When blending organic amendments into the soil, it is important that the necessary nutrients be added at the same time. As you know, there are 16 essential elements for plant growth. Of these, the three that are typically added through fertilizers are nitrogen, phosphorous, and potassium. On a bag of fertilizer, these are the three numbers across the front of each bag. In each bed, I add at least 100 pounds of slow release fertilizer (we use a 21-7-21) for each 1000 square feet of bed area to be prepared. While many of the micronutrients are critical for plant growth, I recommend that these only be added after a soil test. These micronutrients can be extremely toxic if added in too great a quantity.
Nitrogen is probably the most visible element in plant growth. Slow and pale green growth is usually a sure indication that a plant is suffering from nitrogen deficiency. Any time large quantities of incompletely decomposed organic material is added to a planting site, additional nitrogen is beneficial. The bacteria which work to decompose organic matter, use nitrogen as a fuel. If the nitrogen is not adequate, the bacteria will fight the plants for the rights to the nitrogen.
Phosphorous is deficient in many areas around the country. Unlike nitrogen which is very mobile through the soil, phosphorous is not. Unless phosphorous is incorporated into the soil, it will take years of surface applications to get adequate amounts of phosphorous into the root zone. Most folks get enough phosphorous with their choice of a complete fertilizer. If however your soils are deficient in phosphorous, you may wish to supplement with a superphosphate (0-16-0) or triple superphosphate (0-46-0).

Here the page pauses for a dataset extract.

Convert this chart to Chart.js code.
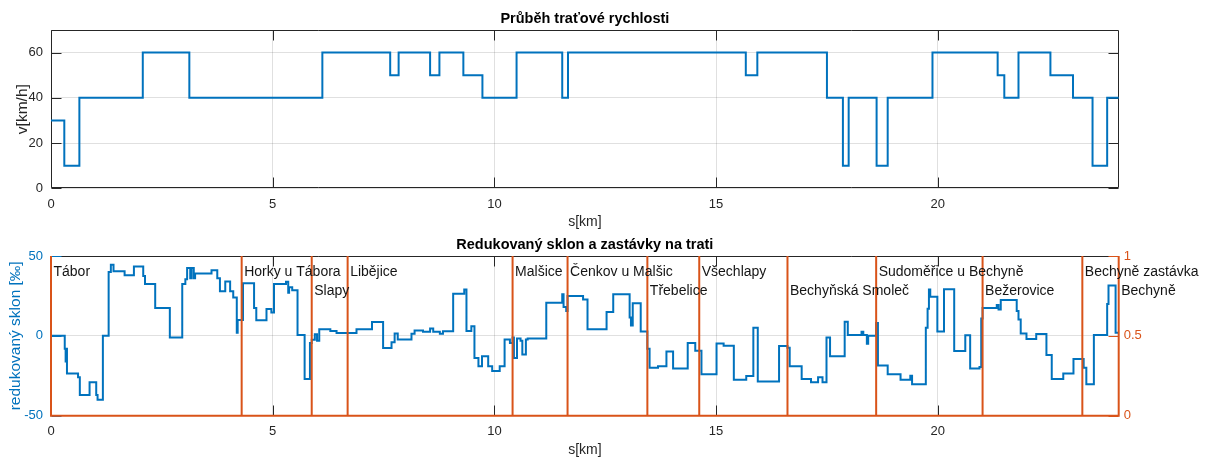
<!DOCTYPE html>
<html>
<head>
<meta charset="utf-8">
<script src="https://cdn.jsdelivr.net/npm/chart.js@4"></script>
<style>
  html, body { margin: 0; padding: 0; background: #ffffff; }
  #wrap { position: relative; width: 1212px; height: 461px; }
  .panel { position: absolute; left: 0; width: 1212px; }
</style>
</head>
<body>
<div id="wrap">
  <div class="panel" style="top:0;height:232px"><canvas id="speedChart"></canvas></div>
  <div class="panel" style="top:232px;height:229px"><canvas id="gradChart"></canvas></div>
</div>
<script>
// ---- track data (km positions, values) ----
const trackEnd = 24.08;

// line speed: km where each speed section starts, and its speed [km/h]
const speedKm  = [0, 0.30, 0.64, 2.07, 3.12, 6.12, 7.65, 7.84, 8.55, 8.76, 9.30, 9.73, 10.50, 11.53, 11.66,
                  15.67, 15.93, 17.50, 17.86, 17.99, 18.62, 18.87, 19.88, 21.35, 21.50, 21.82, 22.54, 23.05, 23.49, 23.82];
const speedVal = [30, 10, 40, 60, 40, 60, 50, 60, 50, 60, 50, 40, 60, 40, 60,
                  50, 60, 40, 10, 40, 10, 40, 60, 50, 40, 60, 50, 40, 10, 40];

// reduced gradient: km where each section starts, and its gradient [‰]
const gradKm = [0, 0.31, 0.33, 0.34, 0.36, 0.61, 0.65, 0.87, 1.02, 1.05, 1.17, 1.30, 1.35, 1.41, 1.66, 1.87, 2.08, 2.12, 2.35, 2.68,
                2.96, 3.03, 3.07, 3.14, 3.17, 3.22, 3.25, 3.62, 3.75, 3.81, 3.93, 4.04, 4.11, 4.19, 4.21, 4.33, 4.58, 4.63, 4.86, 4.97,
                5.03, 5.30, 5.35, 5.37, 5.44, 5.56, 5.72, 5.84, 5.88, 5.95, 6.00, 6.05, 6.30, 6.44, 6.89, 7.24, 7.49, 7.68, 7.75, 7.82,
                8.13, 8.20, 8.39, 8.55, 8.62, 8.77, 8.84, 9.07, 9.32, 9.37, 9.48, 9.55, 9.64, 9.72, 9.86, 9.95, 10.12, 10.23, 10.35, 10.41,
                10.44, 10.51, 10.59, 10.63, 10.71, 10.75, 11.17, 11.53, 11.56, 11.62, 11.65, 12.00, 12.10, 12.53, 12.68, 13.05, 13.08, 13.12, 13.30, 13.45,
                13.50, 13.69, 13.88, 14.03, 14.36, 14.53, 14.67, 15.01, 15.17, 15.40, 15.68, 15.84, 15.94, 16.42, 16.61, 16.66, 16.93, 17.14, 17.30, 17.40,
                17.49, 17.57, 17.90, 17.97, 18.28, 18.32, 18.40, 18.43, 18.61, 18.65, 18.87, 19.16, 19.38, 19.42, 19.73, 19.77, 19.80, 19.83, 19.99, 20.14,
                20.37, 20.62, 20.73, 20.94, 20.98, 21.01, 21.33, 21.37, 21.42, 21.78, 21.82, 21.87, 22.00, 22.22, 22.45, 22.57, 22.83, 23.06, 23.29, 23.35,
                23.52, 23.82, 23.85, 24.01];
const gradVal = [0, -8, -16, -8, -23.5, -26, -37, -29, -37, -40, 0, 40, 44.5, 40.5, 38, 43.5, 37.5, 32.5, 17.5, -1,
                 32.5, 35.5, 42.5, 36, 42.5, 36, 39, 41, 36, 28, 34, 28, 24, 2, 10, 33, 17.5, 9.8, 16.8, 14.6,
                 32.5, 33.8, 27, 30.5, 28.5, 0.5, -27, -4.4, -2.5, 1, -3, 4.2, 3, 1.8, 4.1, 8.6, -7.6, -4, 1.5, -2.3,
                 1.3, 3.4, 2.5, 4.6, 2.5, 1.3, 2.9, 26.4, 29, 3, 6, -13.8, -19, -12.7, -19, -22, -19, -2.3, -4.4, -1,
                 -13.8, -1.7, -3, -11.7, -2.3, -1.7, 20.7, 26, 18, 15.5, 25, 22.8, 4.1, 15, 26, 11.5, 6.5, 20.4, 2.7, -8,
                 -20, -19, -9.8, -20.5, -4.5, -9.3, -24, -4.8, -6.2, -27.5, -25.2, 5, -28.6, -6.4, -7.5, -19, -27, -29, -26, -29,
                 -1, -12.7, 8.8, 0.5, 2.5, 0.5, -5, 0, 8, -18.5, -24, -27.5, -25, -30.3, 5, 17, 29, 24.5, 2.7, 29.2,
                 -9.5, 0.4, -20.5, -19.5, 10.9, 17.5, 19.3, 16.5, 22.5, 15.5, 10.3, 1.5, -2, 1.2, -12, -27, -23.5, -14.5, -20, -30.3,
                 0.5, 20, 31.5, 2];

// stops along the line
const stopNames = ['Tábor', 'Horky u Tábora', 'Slapy', 'Libějice', 'Malšice', 'Čenkov u Malšic', 'Třebelice',
                   'Všechlapy', 'Bechyňská Smoleč', 'Sudoměřice u Bechyně', 'Bežerovice', 'Bechyně zastávka', 'Bechyně'];
const stopKm    = [0, 4.30, 5.88, 6.69, 10.41, 11.65, 13.45, 14.62, 16.61, 18.61, 21.01, 23.26, 24.08];
const stopLabelLevel = [0.9, 0.9, 0.78, 0.9, 0.9, 0.9, 0.78, 0.9, 0.78, 0.9, 0.78, 0.9, 0.78];

// tick values
const kmTicks    = [0, 5, 10, 15, 20];
const speedTicks = [0, 20, 40, 60];
const gradTicks  = [-50, 0, 50];
const stopTicks  = [0, 0.5, 1];

// ---- styling ----
const BLUE = '#0072BD';
const ORANGE = '#D95319';
const AXIS = '#262626';
const GRID = 'rgba(38,38,38,0.14)';
const FONT = '"Liberation Sans", Arial, Helvetica, sans-serif';

// step series: each value holds from its km to the next km
function stepPoints(kms, vals, end) {
  const pts = kms.map((k, i) => ({ x: k, y: vals[i] }));
  pts.push({ x: end, y: vals[vals.length - 1] });
  return pts;
}
// stop markers: a spike from 0 to 1 at every stop
function stopPoints(kms) {
  const pts = [];
  kms.forEach(k => { pts.push({ x: k, y: 0 }, { x: k, y: 1 }, { x: k, y: 0 }); });
  return pts;
}
const fixTicks = vals => scale => { scale.ticks = vals.map(v => ({ value: v })); };
const plainLabel = v => String(v);

// box around the plot area with inward tick marks
const framePlugin = {
  id: 'frame',
  beforeDatasetsDraw(chart, args, o) {
    const { ctx, chartArea: a } = chart;
    const L = Math.round(a.left) + 0.5, R = Math.round(a.right) - 0.5;
    const T = Math.round(a.top) + 0.5, B = Math.round(a.bottom) - 0.5;
    const len = 10;
    ctx.save();
    ctx.lineWidth = 1;
    const seg = (c, x1, y1, x2, y2) => { ctx.strokeStyle = c; ctx.beginPath(); ctx.moveTo(x1, y1); ctx.lineTo(x2, y2); ctx.stroke(); };
    seg(o.top, L, T, R, T);
    seg(o.bottom, L, B, R, B);
    seg(o.left, L, T, L, B);
    seg(o.right, R, T, R, B);
    const xs = chart.scales.x;
    xs.ticks.forEach(t => {
      const px = Math.round(xs.getPixelForValue(t.value)) + 0.5;
      seg(o.top, px, T, px, T + len);
      seg(o.bottom, px, B, px, B - len);
    });
    const yl = chart.scales.y;
    yl.ticks.forEach(t => {
      const py = Math.round(yl.getPixelForValue(t.value)) + 0.5;
      seg(o.left, L, py, L + len, py);
      if (!chart.scales.y1) seg(o.right, R, py, R - len, py);
    });
    if (chart.scales.y1) {
      const yr = chart.scales.y1;
      yr.ticks.forEach(t => {
        const py = Math.round(yr.getPixelForValue(t.value)) + 0.5;
        seg(o.right, R, py, R - len, py);
      });
    }
    ctx.restore();
  }
};

// stop names written next to their markers
const stopLabelPlugin = {
  id: 'stopLabels',
  afterDraw(chart) {
    const { ctx } = chart;
    const xs = chart.scales.x, yr = chart.scales.y1;
    ctx.save();
    ctx.font = '14px ' + FONT;
    ctx.fillStyle = '#141414';
    ctx.textAlign = 'left';
    ctx.textBaseline = 'middle';
    stopNames.forEach((name, i) => {
      ctx.fillText(name, xs.getPixelForValue(stopKm[i]) + 2.5, yr.getPixelForValue(stopLabelLevel[i]));
    });
    ctx.restore();
  }
};

Chart.defaults.font.family = FONT;
Chart.defaults.animation = false;

const tickFont = { size: 13 };
const xLabelFont = { size: 14 };
const yLabelFont = { size: 15.5 };
const titleFont = { size: 14.5, weight: 'bold' };

function xAxis(height, titlePad) {
  return {
    type: 'linear', min: 0, max: trackEnd,
    afterBuildTicks: fixTicks(kmTicks),
    afterFit: s => { s.height = height; },
    grid: { color: GRID, drawTicks: false },
    border: { display: false },
    ticks: { padding: 8, color: AXIS, font: tickFont, maxRotation: 0, callback: plainLabel },
    title: { display: true, text: 's[km]', color: AXIS, font: xLabelFont, padding: { top: 0, bottom: titlePad } }
  };
}

// ---- speed profile ----
new Chart(document.getElementById('speedChart'), {
  type: 'line',
  data: {
    datasets: [{
      data: stepPoints(speedKm, speedVal, trackEnd),
      stepped: 'before', borderColor: BLUE, borderWidth: 2, pointRadius: 0, fill: false, clip: 3
    }]
  },
  options: {
    responsive: true, maintainAspectRatio: false,
    layout: { padding: { left: 0, right: 93.3, top: 0, bottom: 0 } },
    events: [],
    plugins: {
      legend: { display: false }, tooltip: { enabled: false },
      title: { display: true, fullSize: false, text: 'Průběh traťové rychlosti', color: '#000', font: titleFont, padding: { top: 10.3, bottom: 2.3 } },
      frame: { top: AXIS, bottom: AXIS, left: AXIS, right: AXIS }
    },
    scales: {
      x: xAxis(43.7, 1.8),
      y: {
        min: 0, max: 70,
        afterBuildTicks: fixTicks(speedTicks),
        afterFit: s => { s.width = 51; },
        grid: { color: GRID, drawTicks: false },
        border: { display: false },
        ticks: { padding: 8, color: AXIS, font: tickFont, callback: plainLabel },
        title: { display: true, text: 'v[km/h]', color: AXIS, font: yLabelFont, padding: { top: 13.2, bottom: 0 } }
      }
    }
  },
  plugins: [framePlugin]
});

// ---- reduced gradient and stops ----
new Chart(document.getElementById('gradChart'), {
  type: 'line',
  data: {
    datasets: [
      {
        data: stopPoints(stopKm), yAxisID: 'y1', order: 0,
        borderColor: ORANGE, borderWidth: 2, pointRadius: 0, fill: false, clip: 3
      },
      {
        data: stepPoints(gradKm, gradVal, trackEnd), yAxisID: 'y', order: 1,
        stepped: 'before', borderColor: BLUE, borderWidth: 2, pointRadius: 0, fill: false, clip: 3
      }
    ]
  },
  options: {
    responsive: true, maintainAspectRatio: false,
    layout: { padding: 0 },
    events: [],
    plugins: {
      legend: { display: false }, tooltip: { enabled: false },
      title: { display: true, fullSize: false, text: 'Redukovaný sklon a zastávky na trati', color: '#000', font: titleFont, padding: { top: 4.3, bottom: 2.3 } },
      frame: { top: AXIS, bottom: AXIS, left: BLUE, right: ORANGE }
    },
    scales: {
      x: xAxis(45.3, 2.2),
      y: {
        position: 'left', min: -50, max: 50,
        afterBuildTicks: fixTicks(gradTicks),
        afterFit: s => { s.width = 51; },
        grid: { color: GRID, drawTicks: false },
        border: { display: false },
        ticks: { padding: 8, color: BLUE, font: tickFont, callback: plainLabel },
        title: { display: true, text: 'redukovaný sklon [‰]', color: BLUE, font: yLabelFont, padding: { top: 6.6, bottom: 0 } }
      },
      y1: {
        position: 'right', min: 0, max: 1,
        afterBuildTicks: fixTicks(stopTicks),
        afterFit: s => { s.width = 93.3; },
        grid: { display: false, drawTicks: false },
        border: { display: false },
        ticks: { padding: 5, color: ORANGE, font: tickFont, callback: plainLabel }
      }
    }
  },
  plugins: [framePlugin, stopLabelPlugin]
});
</script>
</body>
</html>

Many gardeners, especially the "organic" types, prefer the use of rock phosphate. This raw form of phosphorous is very slowly available in the soil. If rock phosphate is finely ground, and used in combination with a highly organic soil, it becomes a very valuable and long lasting phosphorous source.
Potassium is the final element in the puzzle. Potassium is also available in most commercial fertilizers. Like phosphorous, it moves slowly through the soil. Unless a soil test reveals that your soil is particularly low in potassium, the amounts provided in a standard fertilizer will be sufficient. In sandy soils, supplemental amounts of potassium are often needed. These can be applied in the form of potassium sulfate, potassium chloride, or potassium magnesium sulfate...the type depends on the native soils of the area. Consult your local extension service for specific advice. Let's see some BIG hostas next year!